▶ _Given information_:

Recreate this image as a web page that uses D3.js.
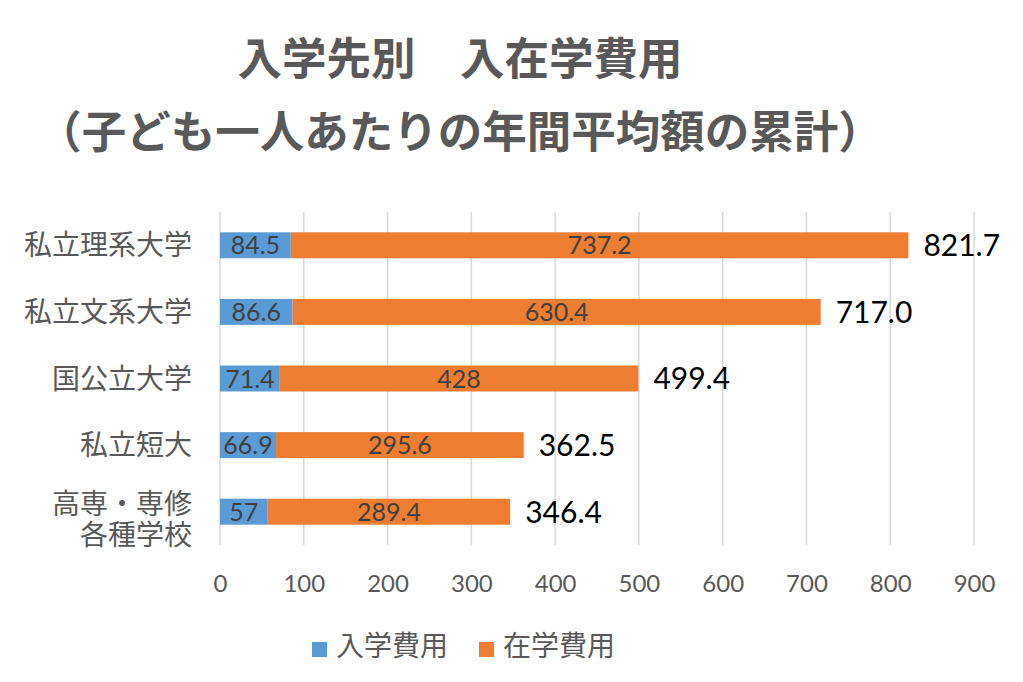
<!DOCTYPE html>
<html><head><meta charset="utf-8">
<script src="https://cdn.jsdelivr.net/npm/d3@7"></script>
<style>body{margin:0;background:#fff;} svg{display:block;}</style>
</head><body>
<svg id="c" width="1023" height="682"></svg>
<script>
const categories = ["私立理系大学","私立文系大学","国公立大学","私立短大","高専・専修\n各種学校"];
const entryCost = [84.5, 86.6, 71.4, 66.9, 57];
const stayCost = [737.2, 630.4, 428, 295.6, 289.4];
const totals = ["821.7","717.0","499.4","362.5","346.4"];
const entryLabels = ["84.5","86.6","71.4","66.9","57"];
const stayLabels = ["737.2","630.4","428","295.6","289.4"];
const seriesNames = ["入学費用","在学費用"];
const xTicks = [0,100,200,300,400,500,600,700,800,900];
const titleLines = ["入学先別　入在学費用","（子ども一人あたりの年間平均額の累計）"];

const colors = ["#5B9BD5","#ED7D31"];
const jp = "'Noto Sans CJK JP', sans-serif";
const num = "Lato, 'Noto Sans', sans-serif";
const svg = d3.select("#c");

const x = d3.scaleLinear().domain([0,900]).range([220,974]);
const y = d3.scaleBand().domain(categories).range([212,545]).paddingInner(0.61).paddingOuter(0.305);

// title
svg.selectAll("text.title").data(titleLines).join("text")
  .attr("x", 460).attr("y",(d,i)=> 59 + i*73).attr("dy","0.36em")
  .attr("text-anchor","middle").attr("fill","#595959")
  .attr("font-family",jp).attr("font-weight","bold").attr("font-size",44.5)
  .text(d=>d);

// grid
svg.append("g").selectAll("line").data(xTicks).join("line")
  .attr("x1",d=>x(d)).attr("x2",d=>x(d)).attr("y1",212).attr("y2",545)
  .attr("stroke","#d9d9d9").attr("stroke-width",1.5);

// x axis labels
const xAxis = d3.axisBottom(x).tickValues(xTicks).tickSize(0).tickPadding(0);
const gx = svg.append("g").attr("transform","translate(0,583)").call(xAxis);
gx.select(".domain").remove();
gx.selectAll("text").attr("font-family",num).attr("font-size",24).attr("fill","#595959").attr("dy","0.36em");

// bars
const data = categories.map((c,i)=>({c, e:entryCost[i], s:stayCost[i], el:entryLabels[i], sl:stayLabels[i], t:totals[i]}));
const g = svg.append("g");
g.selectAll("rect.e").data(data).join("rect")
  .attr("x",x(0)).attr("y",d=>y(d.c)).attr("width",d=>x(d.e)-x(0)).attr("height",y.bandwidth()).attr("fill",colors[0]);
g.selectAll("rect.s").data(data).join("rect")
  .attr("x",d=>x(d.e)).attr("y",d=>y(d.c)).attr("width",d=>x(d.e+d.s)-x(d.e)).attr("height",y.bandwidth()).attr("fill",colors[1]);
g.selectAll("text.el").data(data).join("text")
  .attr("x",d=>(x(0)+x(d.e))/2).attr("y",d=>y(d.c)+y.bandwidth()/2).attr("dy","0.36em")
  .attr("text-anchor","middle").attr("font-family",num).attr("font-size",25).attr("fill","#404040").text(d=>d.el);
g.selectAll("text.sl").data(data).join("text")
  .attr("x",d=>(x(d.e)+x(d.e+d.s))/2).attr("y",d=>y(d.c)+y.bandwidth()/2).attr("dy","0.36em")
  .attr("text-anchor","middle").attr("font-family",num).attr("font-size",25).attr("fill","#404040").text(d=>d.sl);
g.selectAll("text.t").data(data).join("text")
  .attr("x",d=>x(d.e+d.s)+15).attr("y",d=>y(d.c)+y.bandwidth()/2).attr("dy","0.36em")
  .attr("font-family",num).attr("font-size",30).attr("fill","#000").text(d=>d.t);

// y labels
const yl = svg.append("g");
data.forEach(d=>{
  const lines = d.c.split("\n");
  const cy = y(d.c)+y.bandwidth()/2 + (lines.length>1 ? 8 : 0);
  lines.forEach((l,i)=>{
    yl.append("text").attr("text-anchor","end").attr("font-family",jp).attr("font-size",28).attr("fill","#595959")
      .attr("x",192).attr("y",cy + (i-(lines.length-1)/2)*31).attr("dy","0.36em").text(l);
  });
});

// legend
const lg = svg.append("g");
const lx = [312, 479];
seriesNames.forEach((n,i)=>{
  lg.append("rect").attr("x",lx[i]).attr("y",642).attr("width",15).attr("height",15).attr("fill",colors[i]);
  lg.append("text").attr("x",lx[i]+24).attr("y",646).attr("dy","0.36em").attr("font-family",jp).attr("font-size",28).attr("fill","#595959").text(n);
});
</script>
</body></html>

▶ _Short problem_: Omit the pictures and give the material again, exactly and in full.

▶ _Output of the exercise_:
Recreate this image as a web page that uses D3.js.
<!DOCTYPE html>
<html><head><meta charset="utf-8">
<script src="https://cdn.jsdelivr.net/npm/d3@7"></script>
<style>body{margin:0;background:#fff;} svg{display:block;}</style>
</head><body>
<svg id="c" width="1023" height="682"></svg>
<script>
const categories = ["私立理系大学","私立文系大学","国公立大学","私立短大","高専・専修\n各種学校"];
const entryCost = [84.5, 86.6, 71.4, 66.9, 57];
const stayCost = [737.2, 630.4, 428, 295.6, 289.4];
const totals = ["821.7","717.0","499.4","362.5","346.4"];
const entryLabels = ["84.5","86.6","71.4","66.9","57"];
const stayLabels = ["737.2","630.4","428","295.6","289.4"];
const seriesNames = ["入学費用","在学費用"];
const xTicks = [0,100,200,300,400,500,600,700,800,900];
const titleLines = ["入学先別　入在学費用","（子ども一人あたりの年間平均額の累計）"];

const colors = ["#5B9BD5","#ED7D31"];
const jp = "'Noto Sans CJK JP', sans-serif";
const num = "Lato, 'Noto Sans', sans-serif";
const svg = d3.select("#c");

const x = d3.scaleLinear().domain([0,900]).range([220,974]);
const y = d3.scaleBand().domain(categories).range([212,545]).paddingInner(0.61).paddingOuter(0.305);

// title
svg.selectAll("text.title").data(titleLines).join("text")
  .attr("x", 460).attr("y",(d,i)=> 59 + i*73).attr("dy","0.36em")
  .attr("text-anchor","middle").attr("fill","#595959")
  .attr("font-family",jp).attr("font-weight","bold").attr("font-size",44.5)
  .text(d=>d);

// grid
svg.append("g").selectAll("line").data(xTicks).join("line")
  .attr("x1",d=>x(d)).attr("x2",d=>x(d)).attr("y1",212).attr("y2",545)
  .attr("stroke","#d9d9d9").attr("stroke-width",1.5);

// x axis labels
const xAxis = d3.axisBottom(x).tickValues(xTicks).tickSize(0).tickPadding(0);
const gx = svg.append("g").attr("transform","translate(0,583)").call(xAxis);
gx.select(".domain").remove();
gx.selectAll("text").attr("font-family",num).attr("font-size",24).attr("fill","#595959").attr("dy","0.36em");

// bars
const data = categories.map((c,i)=>({c, e:entryCost[i], s:stayCost[i], el:entryLabels[i], sl:stayLabels[i], t:totals[i]}));
const g = svg.append("g");
g.selectAll("rect.e").data(data).join("rect")
  .attr("x",x(0)).attr("y",d=>y(d.c)).attr("width",d=>x(d.e)-x(0)).attr("height",y.bandwidth()).attr("fill",colors[0]);
g.selectAll("rect.s").data(data).join("rect")
  .attr("x",d=>x(d.e)).attr("y",d=>y(d.c)).attr("width",d=>x(d.e+d.s)-x(d.e)).attr("height",y.bandwidth()).attr("fill",colors[1]);
g.selectAll("text.el").data(data).join("text")
  .attr("x",d=>(x(0)+x(d.e))/2).attr("y",d=>y(d.c)+y.bandwidth()/2).attr("dy","0.36em")
  .attr("text-anchor","middle").attr("font-family",num).attr("font-size",25).attr("fill","#404040").text(d=>d.el);
g.selectAll("text.sl").data(data).join("text")
  .attr("x",d=>(x(d.e)+x(d.e+d.s))/2).attr("y",d=>y(d.c)+y.bandwidth()/2).attr("dy","0.36em")
  .attr("text-anchor","middle").attr("font-family",num).attr("font-size",25).attr("fill","#404040").text(d=>d.sl);
g.selectAll("text.t").data(data).join("text")
  .attr("x",d=>x(d.e+d.s)+15).attr("y",d=>y(d.c)+y.bandwidth()/2).attr("dy","0.36em")
  .attr("font-family",num).attr("font-size",30).attr("fill","#000").text(d=>d.t);

// y labels
const yl = svg.append("g");
data.forEach(d=>{
  const lines = d.c.split("\n");
  const cy = y(d.c)+y.bandwidth()/2 + (lines.length>1 ? 8 : 0);
  lines.forEach((l,i)=>{
    yl.append("text").attr("text-anchor","end").attr("font-family",jp).attr("font-size",28).attr("fill","#595959")
      .attr("x",192).attr("y",cy + (i-(lines.length-1)/2)*31).attr("dy","0.36em").text(l);
  });
});

// legend
const lg = svg.append("g");
const lx = [312, 479];
seriesNames.forEach((n,i)=>{
  lg.append("rect").attr("x",lx[i]).attr("y",642).attr("width",15).attr("height",15).attr("fill",colors[i]);
  lg.append("text").attr("x",lx[i]+24).attr("y",646).attr("dy","0.36em").attr("font-family",jp).attr("font-size",28).attr("fill","#595959").text(n);
});
</script>
</body></html>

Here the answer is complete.